--- Start of The records ---
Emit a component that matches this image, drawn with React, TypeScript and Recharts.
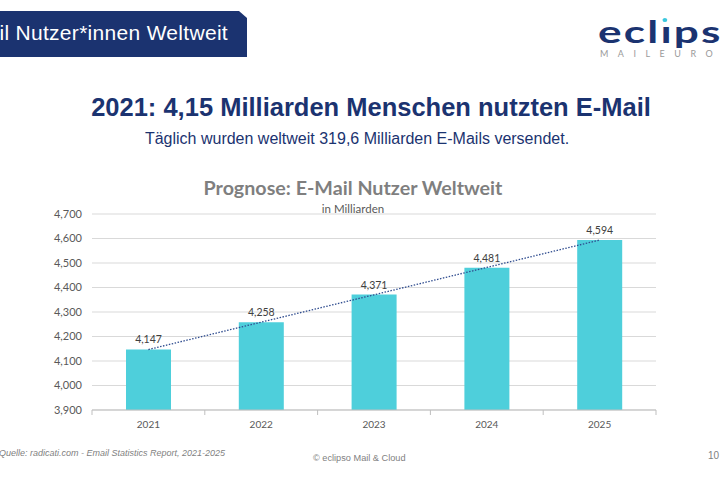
import React from 'react'
import {
  ComposedChart, Bar, Line, XAxis, YAxis, CartesianGrid, LabelList,
} from 'recharts'

const years = ['2021', '2022', '2023', '2024', '2025']
const users = [4147, 4258, 4371, 4481, 4594]
const yTicks = [3900, 4000, 4100, 4200, 4300, 4400, 4500, 4600, 4700]

// linear trend like Excel's trendline
const n = users.length
const meanX = (n - 1) / 2
const meanY = users.reduce((a, b) => a + b, 0) / n
const slope =
  users.reduce((s, v, i) => s + (i - meanX) * (v - meanY), 0) /
  users.reduce((s, _, i) => s + (i - meanX) ** 2, 0)

const data = years.map((year, i) => ({
  year,
  users: users[i],
  trend: meanY + slope * (i - meanX),
}))

const NAVY = '#1b3370'
const fmt = (v: number) => Number(v).toLocaleString('en-US')

const BandTick = (props: any) => {
  const { x, y, payload, index } = props
  const off = payload.offset || 0
  return (
    <g>
      <line x1={x - off} x2={x - off} y1={y - 8} y2={y - 3} stroke="#bfbfbf" />
      {index === years.length - 1 && (
        <line x1={x + off} x2={x + off} y1={y - 8} y2={y - 3} stroke="#bfbfbf" />
      )}
      <text x={x} y={y + 10} textAnchor="middle" fontSize={10} fill="#595959"
        fontFamily="Lato, sans-serif">
        {payload.value}
      </text>
    </g>
  )
}

export default function App() {
  return (
    <div style={{
      position: 'absolute', left: 0, top: 0, width: 720, height: 480,
      background: '#fff', overflow: 'hidden', fontFamily: '"Liberation Sans", Arial, sans-serif',
    }}>
      {/* header banner */}
      <div style={{
        position: 'absolute', left: 0, top: 11, width: 247, height: 46,
        background: NAVY, overflow: 'hidden',
        clipPath: 'polygon(0 0, 239px 0, 247px 7px, 247px 46px, 0 46px)',
      }}>
        <span style={{
          position: 'absolute', right: 19, top: 10, color: '#fff', fontSize: 21,
          letterSpacing: 0.3, whiteSpace: 'nowrap', lineHeight: '24px',
        }}>E-Mail Nutzer*innen Weltweit</span>
      </div>

      {/* logo */}
      <div style={{
        position: 'absolute', left: 598, top: 13, color: NAVY, fontSize: 30,
        fontFamily: 'Lato, sans-serif', fontWeight: 700, whiteSpace: 'nowrap',
        letterSpacing: 1.5, lineHeight: '36px',
        transform: 'scaleX(1.47)', transformOrigin: 'left top',
      }}>
        ecl<span style={{ position: 'relative' }}>ı<span style={{
          position: 'absolute', left: 2, top: 5, width: 3, height: 4,
          borderRadius: 2, background: '#3cc8de',
        }} /></span>pso
      </div>
      <div style={{
        position: 'absolute', left: 600, top: 48, color: '#9a9a9a', fontSize: 9,
        letterSpacing: 9.5, whiteSpace: 'nowrap', fontFamily: 'Lato, sans-serif',
        lineHeight: '11px',
      }}>
        MAILEURO
      </div>

      {/* titles */}
      <div style={{
        position: 'absolute', left: 0, width: 742, top: 93, textAlign: 'center',
        color: NAVY, fontSize: 25.5, fontWeight: 700, whiteSpace: 'nowrap',
      }}>
        2021: 4,15 Milliarden Menschen nutzten E-Mail
      </div>
      <div style={{
        position: 'absolute', left: 0, width: 714, top: 130, textAlign: 'center',
        color: NAVY, fontSize: 16, whiteSpace: 'nowrap',
      }}>
        Täglich wurden weltweit 319,6 Milliarden E-Mails versendet.
      </div>

      {/* chart */}
      <div style={{ position: 'absolute', left: 0, top: 0 }}>
        <ComposedChart
          width={720}
          height={480}
          data={data}
          margin={{ top: 214, right: 64, bottom: 40, left: 32 }}
        >
          <CartesianGrid vertical={false} stroke="#d9d9d9" />
          <XAxis
            dataKey="year"
            height={30}
            axisLine={{ stroke: '#bfbfbf' }}
            tickLine={false}
            tick={<BandTick />}
          />
          <YAxis
            width={60}
            domain={[3900, 4700]}
            ticks={yTicks}
            tickFormatter={fmt}
            axisLine={false}
            tickLine={false}
            tick={{ fontSize: 11, fill: '#595959', fontFamily: 'Lato, sans-serif', dx: -2 }}
          />
          <Bar dataKey="users" fill="#4ecfdb" barSize={45} isAnimationActive={false}>
            <LabelList
              dataKey="users"
              position="top"
              offset={6}
              formatter={(v: any) => fmt(v)}
              style={{ fontSize: 10.5, fill: '#404040', fontFamily: 'Lato, sans-serif' }}
            />
          </Bar>
          <Line
            dataKey="trend"
            stroke="#2f4c8f"
            strokeWidth={1.3}
            strokeDasharray="1.5 1.5"
            dot={false}
            activeDot={false}
            isAnimationActive={false}
          />
        </ComposedChart>
      </div>

      <div style={{
        position: 'absolute', left: 0, width: 706, top: 176, textAlign: 'center',
        color: '#7f7f7f', fontSize: 19.7, fontWeight: 700, fontFamily: 'Lato, sans-serif',
      }}>
        Prognose: E-Mail Nutzer Weltweit
      </div>
      <div style={{
        position: 'absolute', left: 0, width: 706, top: 202, textAlign: 'center',
        color: '#595959', fontSize: 11.5, fontFamily: 'Lato, sans-serif',
      }}>
        in Milliarden
      </div>

      {/* footer */}
      <div style={{
        position: 'absolute', left: -1, top: 448, color: '#7f7f7f', fontSize: 9,
        fontStyle: 'italic', whiteSpace: 'nowrap',
      }}>
        Quelle: radicati.com - Email Statistics Report, 2021-2025
      </div>
      <div style={{
        position: 'absolute', left: 313, top: 453, color: '#7f7f7f', fontSize: 9.2,
        whiteSpace: 'nowrap',
      }}>
        © eclipso Mail &amp; Cloud
      </div>
      <div style={{
        position: 'absolute', left: 708, top: 450, color: '#7f7f7f', fontSize: 10,
      }}>
        10
      </div>
    </div>
  )
}
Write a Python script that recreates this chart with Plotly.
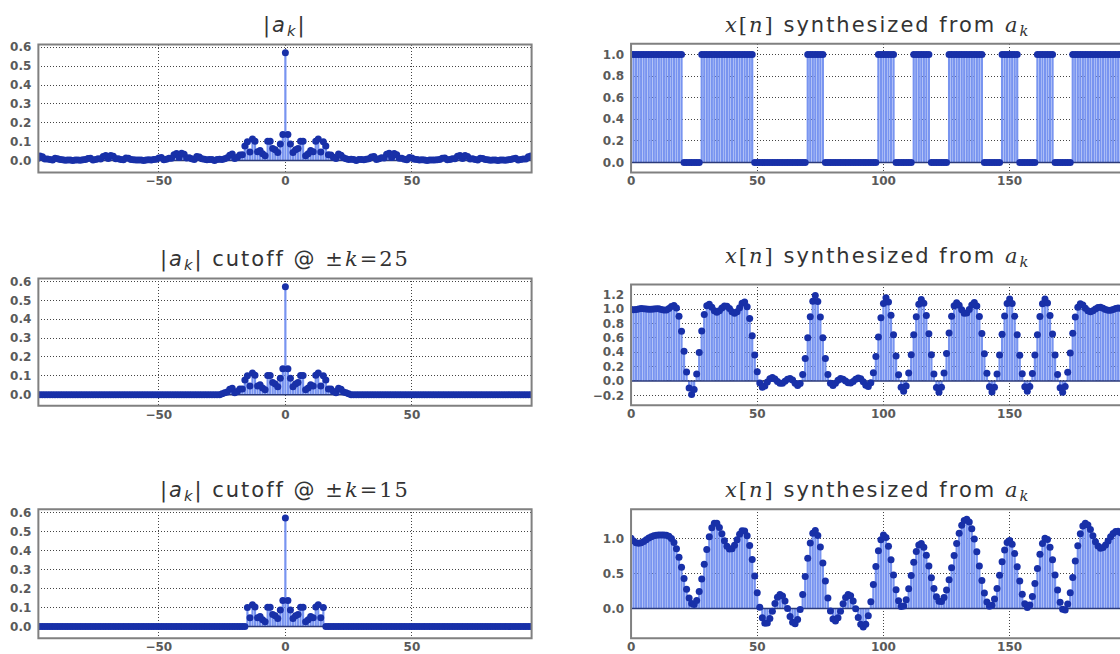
--- End of The records ---
To be done:
Every line of text is to be repeated exactly; pictures are left out.

Exercise response:
Emit a component that matches this image, drawn with React, TypeScript and Recharts.
import React from 'react'
import {
  ComposedChart, Bar, Line, XAxis, YAxis, CartesianGrid, LabelList,
} from 'recharts'

const years = ['2021', '2022', '2023', '2024', '2025']
const users = [4147, 4258, 4371, 4481, 4594]
const yTicks = [3900, 4000, 4100, 4200, 4300, 4400, 4500, 4600, 4700]

// linear trend like Excel's trendline
const n = users.length
const meanX = (n - 1) / 2
const meanY = users.reduce((a, b) => a + b, 0) / n
const slope =
  users.reduce((s, v, i) => s + (i - meanX) * (v - meanY), 0) /
  users.reduce((s, _, i) => s + (i - meanX) ** 2, 0)

const data = years.map((year, i) => ({
  year,
  users: users[i],
  trend: meanY + slope * (i - meanX),
}))

const NAVY = '#1b3370'
const fmt = (v: number) => Number(v).toLocaleString('en-US')

const BandTick = (props: any) => {
  const { x, y, payload, index } = props
  const off = payload.offset || 0
  return (
    <g>
      <line x1={x - off} x2={x - off} y1={y - 8} y2={y - 3} stroke="#bfbfbf" />
      {index === years.length - 1 && (
        <line x1={x + off} x2={x + off} y1={y - 8} y2={y - 3} stroke="#bfbfbf" />
      )}
      <text x={x} y={y + 10} textAnchor="middle" fontSize={10} fill="#595959"
        fontFamily="Lato, sans-serif">
        {payload.value}
      </text>
    </g>
  )
}

export default function App() {
  return (
    <div style={{
      position: 'absolute', left: 0, top: 0, width: 720, height: 480,
      background: '#fff', overflow: 'hidden', fontFamily: '"Liberation Sans", Arial, sans-serif',
    }}>
      {/* header banner */}
      <div style={{
        position: 'absolute', left: 0, top: 11, width: 247, height: 46,
        background: NAVY, overflow: 'hidden',
        clipPath: 'polygon(0 0, 239px 0, 247px 7px, 247px 46px, 0 46px)',
      }}>
        <span style={{
          position: 'absolute', right: 19, top: 10, color: '#fff', fontSize: 21,
          letterSpacing: 0.3, whiteSpace: 'nowrap', lineHeight: '24px',
        }}>E-Mail Nutzer*innen Weltweit</span>
      </div>

      {/* logo */}
      <div style={{
        position: 'absolute', left: 598, top: 13, color: NAVY, fontSize: 30,
        fontFamily: 'Lato, sans-serif', fontWeight: 700, whiteSpace: 'nowrap',
        letterSpacing: 1.5, lineHeight: '36px',
        transform: 'scaleX(1.47)', transformOrigin: 'left top',
      }}>
        ecl<span style={{ position: 'relative' }}>ı<span style={{
          position: 'absolute', left: 2, top: 5, width: 3, height: 4,
          borderRadius: 2, background: '#3cc8de',
        }} /></span>pso
      </div>
      <div style={{
        position: 'absolute', left: 600, top: 48, color: '#9a9a9a', fontSize: 9,
        letterSpacing: 9.5, whiteSpace: 'nowrap', fontFamily: 'Lato, sans-serif',
        lineHeight: '11px',
      }}>
        MAILEURO
      </div>

      {/* titles */}
      <div style={{
        position: 'absolute', left: 0, width: 742, top: 93, textAlign: 'center',
        color: NAVY, fontSize: 25.5, fontWeight: 700, whiteSpace: 'nowrap',
      }}>
        2021: 4,15 Milliarden Menschen nutzten E-Mail
      </div>
      <div style={{
        position: 'absolute', left: 0, width: 714, top: 130, textAlign: 'center',
        color: NAVY, fontSize: 16, whiteSpace: 'nowrap',
      }}>
        Täglich wurden weltweit 319,6 Milliarden E-Mails versendet.
      </div>

      {/* chart */}
      <div style={{ position: 'absolute', left: 0, top: 0 }}>
        <ComposedChart
          width={720}
          height={480}
          data={data}
          margin={{ top: 214, right: 64, bottom: 40, left: 32 }}
        >
          <CartesianGrid vertical={false} stroke="#d9d9d9" />
          <XAxis
            dataKey="year"
            height={30}
            axisLine={{ stroke: '#bfbfbf' }}
            tickLine={false}
            tick={<BandTick />}
          />
          <YAxis
            width={60}
            domain={[3900, 4700]}
            ticks={yTicks}
            tickFormatter={fmt}
            axisLine={false}
            tickLine={false}
            tick={{ fontSize: 11, fill: '#595959', fontFamily: 'Lato, sans-serif', dx: -2 }}
          />
          <Bar dataKey="users" fill="#4ecfdb" barSize={45} isAnimationActive={false}>
            <LabelList
              dataKey="users"
              position="top"
              offset={6}
              formatter={(v: any) => fmt(v)}
              style={{ fontSize: 10.5, fill: '#404040', fontFamily: 'Lato, sans-serif' }}
            />
          </Bar>
          <Line
            dataKey="trend"
            stroke="#2f4c8f"
            strokeWidth={1.3}
            strokeDasharray="1.5 1.5"
            dot={false}
            activeDot={false}
            isAnimationActive={false}
          />
        </ComposedChart>
      </div>

      <div style={{
        position: 'absolute', left: 0, width: 706, top: 176, textAlign: 'center',
        color: '#7f7f7f', fontSize: 19.7, fontWeight: 700, fontFamily: 'Lato, sans-serif',
      }}>
        Prognose: E-Mail Nutzer Weltweit
      </div>
      <div style={{
        position: 'absolute', left: 0, width: 706, top: 202, textAlign: 'center',
        color: '#595959', fontSize: 11.5, fontFamily: 'Lato, sans-serif',
      }}>
        in Milliarden
      </div>

      {/* footer */}
      <div style={{
        position: 'absolute', left: -1, top: 448, color: '#7f7f7f', fontSize: 9,
        fontStyle: 'italic', whiteSpace: 'nowrap',
      }}>
        Quelle: radicati.com - Email Statistics Report, 2021-2025
      </div>
      <div style={{
        position: 'absolute', left: 313, top: 453, color: '#7f7f7f', fontSize: 9.2,
        whiteSpace: 'nowrap',
      }}>
        © eclipso Mail &amp; Cloud
      </div>
      <div style={{
        position: 'absolute', left: 708, top: 450, color: '#7f7f7f', fontSize: 10,
      }}>
        10
      </div>
    </div>
  )
}
Write a Python script that recreates this chart with Plotly.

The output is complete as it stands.